Cations perform a quick change
Researchers with the US Department of Energy's Lawrence Berkeley National Laboratory (Berkely Lab) and the University of California at Berkeley have shown that for nanocrystals, the doping process in which one type of positively charged atom, or cation, is exchanged for another, takes place at a much faster rate than for crystals of extended size and is fully reversible, something that is virtually forbidden in micro-sized crystals under the same environmental conditions.
"Our findings show that the cation exchange reaction offers a versatile route for expanding the range of nanoscale materials with diverse compositions, structures and shapes without having to develop new synthetic methods to produce each individual nanostructure," says chemist Paul Alivisatos, the principal author of a paper reporting this research.

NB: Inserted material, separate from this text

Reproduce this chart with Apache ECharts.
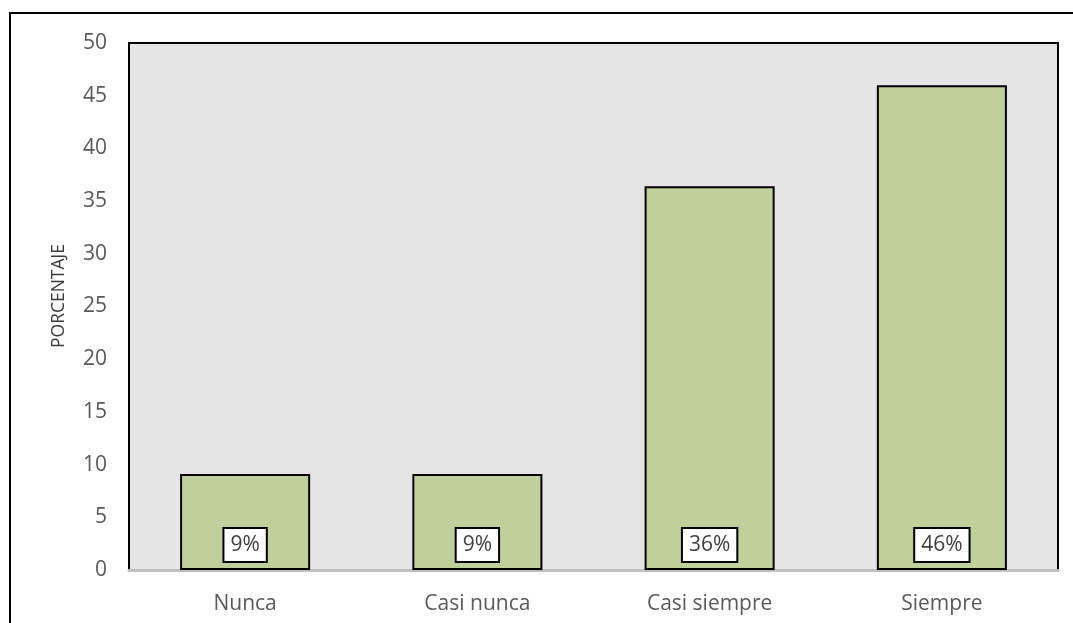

Another important result from this study is that ionic nanocrystals apparently can be transformed into other materials with different physical and chemical properties but without altering their original shape, simply through an exchange of cations.
Doping a crystal to transform it into another type of material with different physical and chemical properties is a long-established practice in extended solids. This practice is being carried over into the transformation of nanocrystals grown from inorganic materials, including metals and semiconductors.
However, because nanocrystals have a high surface-to-volume ratio (meaning they are virtually all surface and no interior), their reactions to the various forms of doping can be quite different from the reactions of extended solids.
For example, in extended solids, chemical reactions run very slowly because of the high activation energies required to diffuse atoms and ions. These transformations are also not reversible.
Researchers worked with nanocrystals of the semiconductor cadmium-selenide (CdSe). They mixed a solution of CdSe nanocrystals together with a small quantity of silver nitrate at room temperatures.
In less than a second, the silver cations reacted with the CdSe spheres to produce spheres of silver-selenide (Ag_2 Se). When these Ag_2 Se spheres were mixed with a solution containing excessive cadmium cations, the reaction was reversed.
Though the reverse reaction took about a minute to complete, the final product was CdSe spheres.